== Exercise task ==
From the first line of the listing below, retype each line up to and including the one with "height=75pt] (ldtsel) at"; pictures stay out.
--- Start of Supplied material ---
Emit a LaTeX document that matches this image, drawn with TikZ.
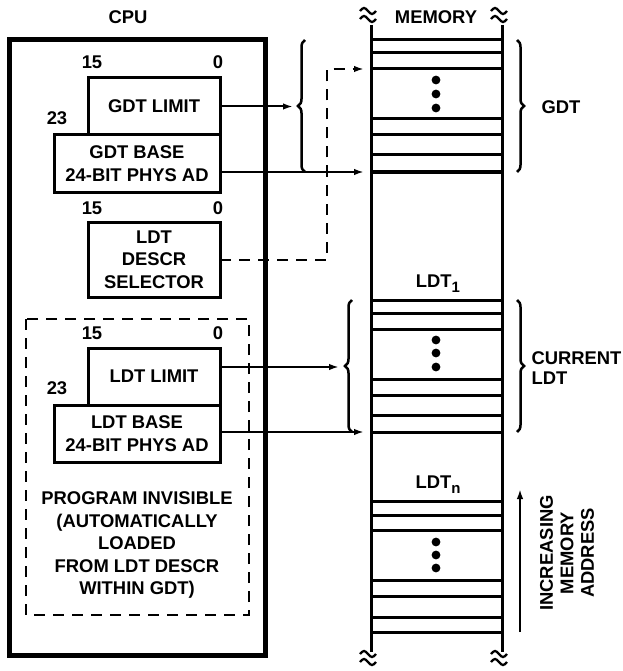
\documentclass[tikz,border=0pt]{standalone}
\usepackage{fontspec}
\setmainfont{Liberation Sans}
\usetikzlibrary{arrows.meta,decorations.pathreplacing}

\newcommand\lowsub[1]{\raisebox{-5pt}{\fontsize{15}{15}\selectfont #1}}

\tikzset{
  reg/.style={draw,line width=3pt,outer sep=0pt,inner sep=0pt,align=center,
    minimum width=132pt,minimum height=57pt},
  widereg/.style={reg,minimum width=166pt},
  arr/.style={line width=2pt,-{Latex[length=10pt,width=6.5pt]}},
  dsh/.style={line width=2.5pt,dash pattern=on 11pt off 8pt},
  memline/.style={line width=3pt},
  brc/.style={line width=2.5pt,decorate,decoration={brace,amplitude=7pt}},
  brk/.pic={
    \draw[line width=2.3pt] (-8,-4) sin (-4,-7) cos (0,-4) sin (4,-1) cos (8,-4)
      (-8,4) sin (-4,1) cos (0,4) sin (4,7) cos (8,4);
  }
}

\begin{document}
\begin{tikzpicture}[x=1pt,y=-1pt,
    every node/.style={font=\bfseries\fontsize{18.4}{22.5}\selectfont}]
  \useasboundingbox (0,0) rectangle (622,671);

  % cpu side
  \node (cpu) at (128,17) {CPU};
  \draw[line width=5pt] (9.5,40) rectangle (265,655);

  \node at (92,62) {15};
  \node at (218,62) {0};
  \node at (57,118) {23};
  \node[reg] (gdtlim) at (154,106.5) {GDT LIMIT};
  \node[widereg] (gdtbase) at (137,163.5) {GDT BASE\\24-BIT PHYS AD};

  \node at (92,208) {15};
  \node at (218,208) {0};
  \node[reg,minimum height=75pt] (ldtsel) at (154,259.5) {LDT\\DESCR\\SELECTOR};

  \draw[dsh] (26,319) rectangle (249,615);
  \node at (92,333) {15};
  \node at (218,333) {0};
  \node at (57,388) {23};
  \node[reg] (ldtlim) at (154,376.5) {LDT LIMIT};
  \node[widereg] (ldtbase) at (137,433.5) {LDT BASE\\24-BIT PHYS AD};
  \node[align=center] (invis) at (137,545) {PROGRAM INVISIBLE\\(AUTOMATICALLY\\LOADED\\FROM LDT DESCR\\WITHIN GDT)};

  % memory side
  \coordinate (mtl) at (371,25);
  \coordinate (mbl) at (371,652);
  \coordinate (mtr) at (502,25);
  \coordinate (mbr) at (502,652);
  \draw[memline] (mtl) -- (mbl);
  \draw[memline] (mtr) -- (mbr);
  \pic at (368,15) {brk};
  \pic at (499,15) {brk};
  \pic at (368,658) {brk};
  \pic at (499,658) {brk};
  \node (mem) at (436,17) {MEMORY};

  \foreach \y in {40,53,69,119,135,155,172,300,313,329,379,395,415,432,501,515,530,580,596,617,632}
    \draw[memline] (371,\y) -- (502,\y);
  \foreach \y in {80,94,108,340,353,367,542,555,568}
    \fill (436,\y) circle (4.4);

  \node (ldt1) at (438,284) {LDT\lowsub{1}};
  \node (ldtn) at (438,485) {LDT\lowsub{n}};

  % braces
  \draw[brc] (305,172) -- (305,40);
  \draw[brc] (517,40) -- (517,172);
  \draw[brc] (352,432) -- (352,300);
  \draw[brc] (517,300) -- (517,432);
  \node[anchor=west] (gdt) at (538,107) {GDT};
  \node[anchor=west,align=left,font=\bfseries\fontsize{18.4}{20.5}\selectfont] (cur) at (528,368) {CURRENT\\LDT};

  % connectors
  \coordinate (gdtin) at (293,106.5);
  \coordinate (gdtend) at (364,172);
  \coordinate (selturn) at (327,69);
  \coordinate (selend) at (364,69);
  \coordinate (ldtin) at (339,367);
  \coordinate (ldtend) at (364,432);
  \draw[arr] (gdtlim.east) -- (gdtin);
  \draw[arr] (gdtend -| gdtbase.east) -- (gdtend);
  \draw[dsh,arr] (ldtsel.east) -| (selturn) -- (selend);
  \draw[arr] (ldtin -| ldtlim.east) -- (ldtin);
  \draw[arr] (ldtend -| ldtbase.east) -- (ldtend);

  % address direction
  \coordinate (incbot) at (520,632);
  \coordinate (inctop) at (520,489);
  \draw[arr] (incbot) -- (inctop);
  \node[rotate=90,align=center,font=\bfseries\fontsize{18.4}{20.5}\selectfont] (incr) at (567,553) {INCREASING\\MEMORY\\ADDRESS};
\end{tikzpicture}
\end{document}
--- End of Supplied material ---
== Reply ==
Emit a LaTeX document that matches this image, drawn with TikZ.
\documentclass[tikz,border=0pt]{standalone}
\usepackage{fontspec}
\setmainfont{Liberation Sans}
\usetikzlibrary{arrows.meta,decorations.pathreplacing}

\newcommand\lowsub[1]{\raisebox{-5pt}{\fontsize{15}{15}\selectfont #1}}

\tikzset{
  reg/.style={draw,line width=3pt,outer sep=0pt,inner sep=0pt,align=center,
    minimum width=132pt,minimum height=57pt},
  widereg/.style={reg,minimum width=166pt},
  arr/.style={line width=2pt,-{Latex[length=10pt,width=6.5pt]}},
  dsh/.style={line width=2.5pt,dash pattern=on 11pt off 8pt},
  memline/.style={line width=3pt},
  brc/.style={line width=2.5pt,decorate,decoration={brace,amplitude=7pt}},
  brk/.pic={
    \draw[line width=2.3pt] (-8,-4) sin (-4,-7) cos (0,-4) sin (4,-1) cos (8,-4)
      (-8,4) sin (-4,1) cos (0,4) sin (4,7) cos (8,4);
  }
}

\begin{document}
\begin{tikzpicture}[x=1pt,y=-1pt,
    every node/.style={font=\bfseries\fontsize{18.4}{22.5}\selectfont}]
  \useasboundingbox (0,0) rectangle (622,671);

  % cpu side
  \node (cpu) at (128,17) {CPU};
  \draw[line width=5pt] (9.5,40) rectangle (265,655);

  \node at (92,62) {15};
  \node at (218,62) {0};
  \node at (57,118) {23};
  \node[reg] (gdtlim) at (154,106.5) {GDT LIMIT};
  \node[widereg] (gdtbase) at (137,163.5) {GDT BASE\\24-BIT PHYS AD};

  \node at (92,208) {15};
  \node at (218,208) {0};
  \node[reg,minimum height=75pt] (ldtsel) at (154,259.5) {LDT\\DESCR\\SELECTOR};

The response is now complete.